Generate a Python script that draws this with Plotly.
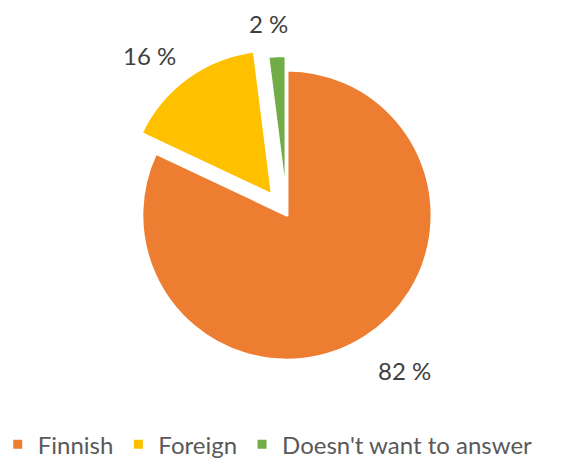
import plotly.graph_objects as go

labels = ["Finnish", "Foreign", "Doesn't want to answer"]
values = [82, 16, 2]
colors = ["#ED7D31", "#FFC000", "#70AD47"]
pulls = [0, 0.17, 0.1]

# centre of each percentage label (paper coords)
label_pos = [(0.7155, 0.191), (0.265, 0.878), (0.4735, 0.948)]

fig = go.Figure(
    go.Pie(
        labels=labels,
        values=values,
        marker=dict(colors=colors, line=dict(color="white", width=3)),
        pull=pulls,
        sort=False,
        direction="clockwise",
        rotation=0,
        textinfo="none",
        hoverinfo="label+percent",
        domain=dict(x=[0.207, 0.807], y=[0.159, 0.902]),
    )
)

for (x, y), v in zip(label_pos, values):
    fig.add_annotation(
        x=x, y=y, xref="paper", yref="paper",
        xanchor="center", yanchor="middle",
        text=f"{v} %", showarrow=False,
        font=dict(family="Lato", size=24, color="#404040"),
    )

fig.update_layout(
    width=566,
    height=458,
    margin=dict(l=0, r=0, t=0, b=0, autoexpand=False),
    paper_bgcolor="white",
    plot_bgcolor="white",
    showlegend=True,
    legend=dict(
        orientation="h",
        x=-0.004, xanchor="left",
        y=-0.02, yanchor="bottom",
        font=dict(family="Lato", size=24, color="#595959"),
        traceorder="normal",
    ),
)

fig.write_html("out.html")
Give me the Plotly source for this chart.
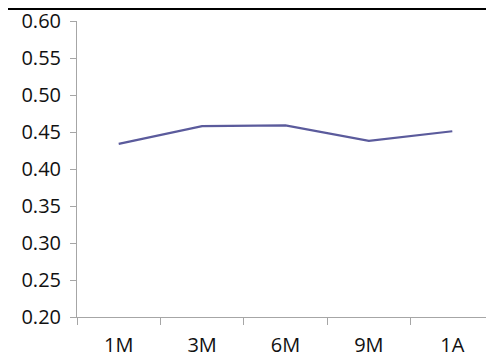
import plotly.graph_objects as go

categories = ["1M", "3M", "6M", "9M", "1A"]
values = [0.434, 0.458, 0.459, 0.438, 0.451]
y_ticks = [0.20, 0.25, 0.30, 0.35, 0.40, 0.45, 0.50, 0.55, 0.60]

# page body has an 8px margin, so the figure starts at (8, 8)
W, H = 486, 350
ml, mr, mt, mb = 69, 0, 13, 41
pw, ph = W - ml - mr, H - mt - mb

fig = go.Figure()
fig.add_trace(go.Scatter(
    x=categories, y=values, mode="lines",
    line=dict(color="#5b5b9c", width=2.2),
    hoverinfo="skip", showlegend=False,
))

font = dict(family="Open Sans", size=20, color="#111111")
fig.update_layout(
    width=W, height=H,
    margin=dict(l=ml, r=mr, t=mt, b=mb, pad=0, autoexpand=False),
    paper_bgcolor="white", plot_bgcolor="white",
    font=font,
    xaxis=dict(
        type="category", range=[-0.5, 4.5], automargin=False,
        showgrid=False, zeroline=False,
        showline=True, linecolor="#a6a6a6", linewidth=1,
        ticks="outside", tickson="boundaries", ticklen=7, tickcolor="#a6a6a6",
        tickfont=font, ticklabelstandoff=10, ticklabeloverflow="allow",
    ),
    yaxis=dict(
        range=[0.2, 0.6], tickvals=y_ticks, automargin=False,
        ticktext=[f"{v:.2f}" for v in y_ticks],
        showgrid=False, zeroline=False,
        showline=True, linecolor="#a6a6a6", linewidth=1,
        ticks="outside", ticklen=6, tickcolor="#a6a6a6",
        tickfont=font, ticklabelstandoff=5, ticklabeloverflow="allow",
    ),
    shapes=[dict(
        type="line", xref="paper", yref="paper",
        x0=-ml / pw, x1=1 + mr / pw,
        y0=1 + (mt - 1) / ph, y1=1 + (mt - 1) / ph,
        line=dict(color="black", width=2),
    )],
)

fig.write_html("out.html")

+++++

**Set exercise**
Take the records above from their first line through the line with "label_pos = [(0.7155, 0.191), (0.265, 0.878), (0.4735, 0.948)]" and set those lines down word for word, minus the pictures.

**Solution to the problem**
Generate a Python script that draws this with Plotly.
import plotly.graph_objects as go

labels = ["Finnish", "Foreign", "Doesn't want to answer"]
values = [82, 16, 2]
colors = ["#ED7D31", "#FFC000", "#70AD47"]
pulls = [0, 0.17, 0.1]

# centre of each percentage label (paper coords)
label_pos = [(0.7155, 0.191), (0.265, 0.878), (0.4735, 0.948)]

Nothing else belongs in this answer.